Page MenuHomePhabricator

having $wgFixMalayalamUnicode = true in DefaultSettings.php breaks some titles and links in ml wikis on upgrade
Closed, InvalidPublic

Description

On update people must get a notice on this parameter if their language code is "ml". Recently some sites updated automatically and they got their site collapsed. Probably this may be affected Arabic also.

Please see: http://www.mediawiki.org/wiki/Special:Code/MediaWiki/61282


Version: 1.16.x
Severity: normal

Details

Reference
bz24670

Event Timeline

bzimport raised the priority of this task from to Low.Nov 21 2014, 11:01 PM
bzimport set Reference to bz24670.
bzimport added a subscriber: Unknown Object (MLST).

What were the problems casued by this setting?

Outside links not working because they are in Old Unicode style https://bugzilla.wikimedia.org/show_bug.cgi?id=25623).

Many institutions using mediawiki in Malayalam. Not every page get edited on same second. After upgrading this change can break internal links as well as external links. So it is important to inform mediawiki users.

Site like "http://smc.org.in" collapsed because they found that templates with old style encoding were not loading after each edit. They were not aware about this setting and they didn't know that each template also need atleast one edit to convert itself new version encoding. So they changed default language to English.

I know the update.php script is meant for DB updates, but it'd be nice for that script to call the cleanupTitles.php maintenance script if its updating from a version where unicode normalization changed.

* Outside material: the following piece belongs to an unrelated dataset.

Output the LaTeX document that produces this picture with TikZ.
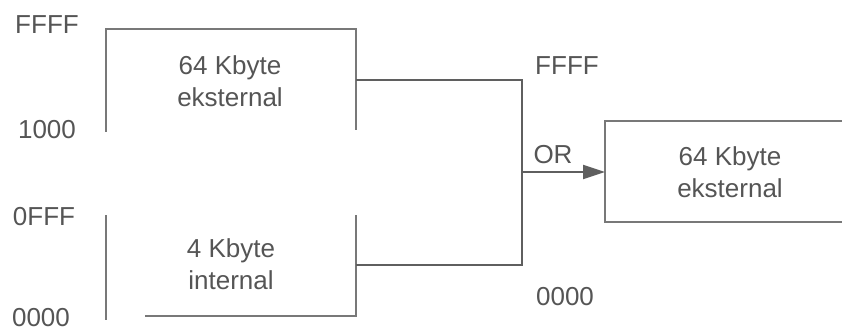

Site like "http://smc.org.in" collapsed because they found that templates with
old style encoding were not loading after each edit. They were not aware about
this setting and they didn't know that each template also need atleast one edit
to convert itself new version encoding. So they changed default language to
English.

Such sites should run the cleanupTitles.php maintenance script. This should fix the issue with certain page titles using old unicode sequences becoming unaccessible.

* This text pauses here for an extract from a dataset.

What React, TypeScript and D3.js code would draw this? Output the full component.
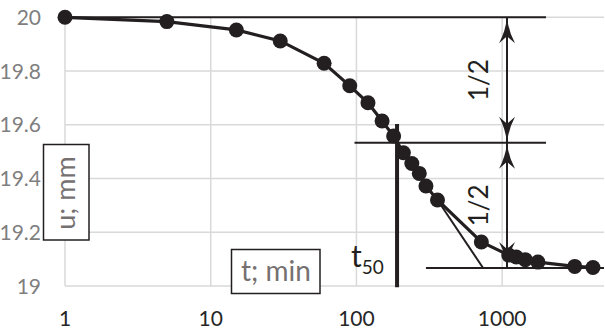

Just for clarification, The only two issues being reported here are after upgrade:

*Certain page titles containing the old unicode forms become inaccessible. (which is fixable by running the maintenance script) [Fixable by running maintenance/cleanupTitles.php ]
*External links to sites using these old unicode sequences stop working because the characters in the link get converted. This can be worked around by percent-encoding the links, which is admittedly a pretty crappy work around. (bug 25623)

Does anybody know which versions were affected, and from which previous version to which version this happens? Might be just WONTFIX nowadays.

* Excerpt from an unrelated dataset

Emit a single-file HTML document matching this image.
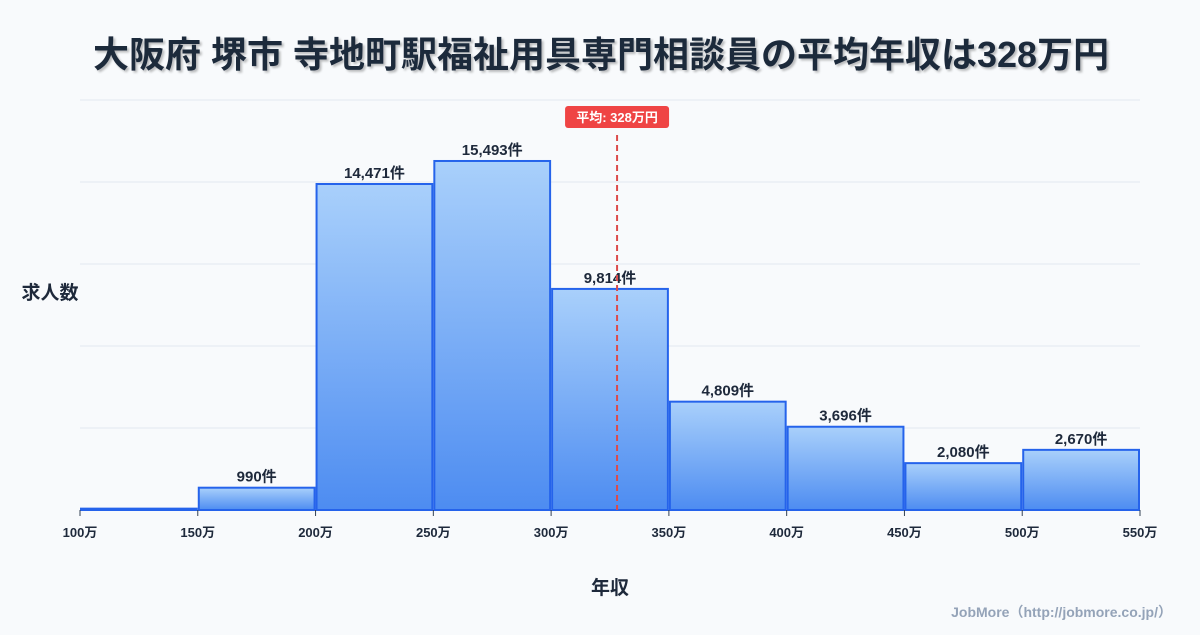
<!DOCTYPE html>
<html><head><meta charset="utf-8"><style>
body{margin:0;background:#f8fafc;font-family:"Liberation Sans","Noto Sans CJK JP",sans-serif;}
svg text{font-family:"Liberation Sans","Noto Sans CJK JP",sans-serif;}
</style></head><body>
<svg id="chart" width="1200" height="630" xmlns="http://www.w3.org/2000/svg">
<defs>
<linearGradient id="g" x1="0" y1="0" x2="0" y2="1"><stop offset="0" stop-color="#a9d0fb"/><stop offset="1" stop-color="#4d8cf1"/></linearGradient>
<filter id="sh"><feDropShadow dx="2" dy="2" stdDeviation="1" flood-color="#000" flood-opacity="0.25"/></filter>
</defs>
<text x="601" y="67" text-anchor="middle" font-size="36" font-weight="bold" fill="#1e293b" filter="url(#sh)">大阪府 堺市 寺地町駅福祉用具専門相談員の平均年収は328万円</text>
<g id="grid"></g><g id="bars"></g><g id="xaxis"></g>
<text x="50" y="299" text-anchor="middle" font-size="19" font-weight="bold" fill="#1e293b">求人数</text>
<text x="610" y="594" text-anchor="middle" font-size="19" font-weight="bold" fill="#1e293b">年収</text>
<text x="1172" y="617" text-anchor="end" font-size="14" font-weight="bold" fill="#94a3b8">JobMore（http://jobmore.co.jp/）</text>
</svg>
<script>
const binStarts=[100,150,200,250,300,350,400,450,500];
const counts=[60,990,14471,15493,9814,4809,3696,2080,2670];
const labels=["","990件","14,471件","15,493件","9,814件","4,809件","3,696件","2,080件","2,670件"];
const xTicks=[100,150,200,250,300,350,400,450,500,550];
const meanValue=328;
const meanLabel="平均: 328万円";
const NS="http://www.w3.org/2000/svg";
const x=v=>80+(v-100)*(1060/450);
const y=v=>510-v*(410/18200);
function el(t,a,p){const e=document.createElementNS(NS,t);for(const k in a)e.setAttribute(k,a[k]);p.appendChild(e);return e;}
const svg=document.getElementById('chart');
const grid=document.getElementById('grid'),bars=document.getElementById('bars'),xa=document.getElementById('xaxis');
for(let i=0;i<=5;i++){const gy=100+i*82;const l=el('line',{x1:80,x2:1140,y1:gy,y2:gy,stroke:'#e2e8f0','stroke-width':1},grid);

}
binStarts.forEach((b,i)=>{const x0=x(b)+1,x1=x(b+50)-1,yt=y(counts[i]);
const r=el('rect',{x:x0,y:yt,width:x1-x0,height:510-yt,fill:'url(#g)',stroke:'#2563eb','stroke-width':2},bars);


if(labels[i]){const t=el('text',{x:(x0+x1)/2,y:yt-6,'text-anchor':'middle','font-size':15,'font-weight':'bold',fill:'#1e293b'},bars);t.textContent=labels[i];

}});
xTicks.forEach(v=>{const tk=el('line',{x1:x(v),x2:x(v),y1:510,y2:516,stroke:'#334155','stroke-width':1},xa);


const t=el('text',{x:x(v),y:537,'text-anchor':'middle','font-size':13,'font-weight':'bold',fill:'#1e293b'},xa);t.textContent=v+'万';

});
const mx=x(meanValue);
const ml=el('line',{x1:mx,x2:mx,y1:135,y2:510,stroke:'#dc4a4a','stroke-width':2,'stroke-dasharray':'6,4'},svg);


const mb=el('rect',{x:mx-52,y:106,width:104,height:22,rx:3,fill:'#ef4444'},svg);


const mt=el('text',{x:mx,y:122,'text-anchor':'middle','font-size':13,'font-weight':'bold',fill:'#fff'},svg);mt.textContent=meanLabel;


</script>
</body></html>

Wondering if this could be related to bug 38250 and bug 20831.

(In reply to comment #4)

Does anybody know which versions were affected, and from which previous
version
to which version this happens? Might be just WONTFIX nowadays.

Wondering if this could be related to bug 38250 and bug 20831.

Presumably when upgrading from less than 1.16 (by bug fields. Whatever version feature was introduced) to something greater than 1.16 (including most recent).

How much we still care is an open question, probably not that many pre 1.16 installs with language code set to ml left around.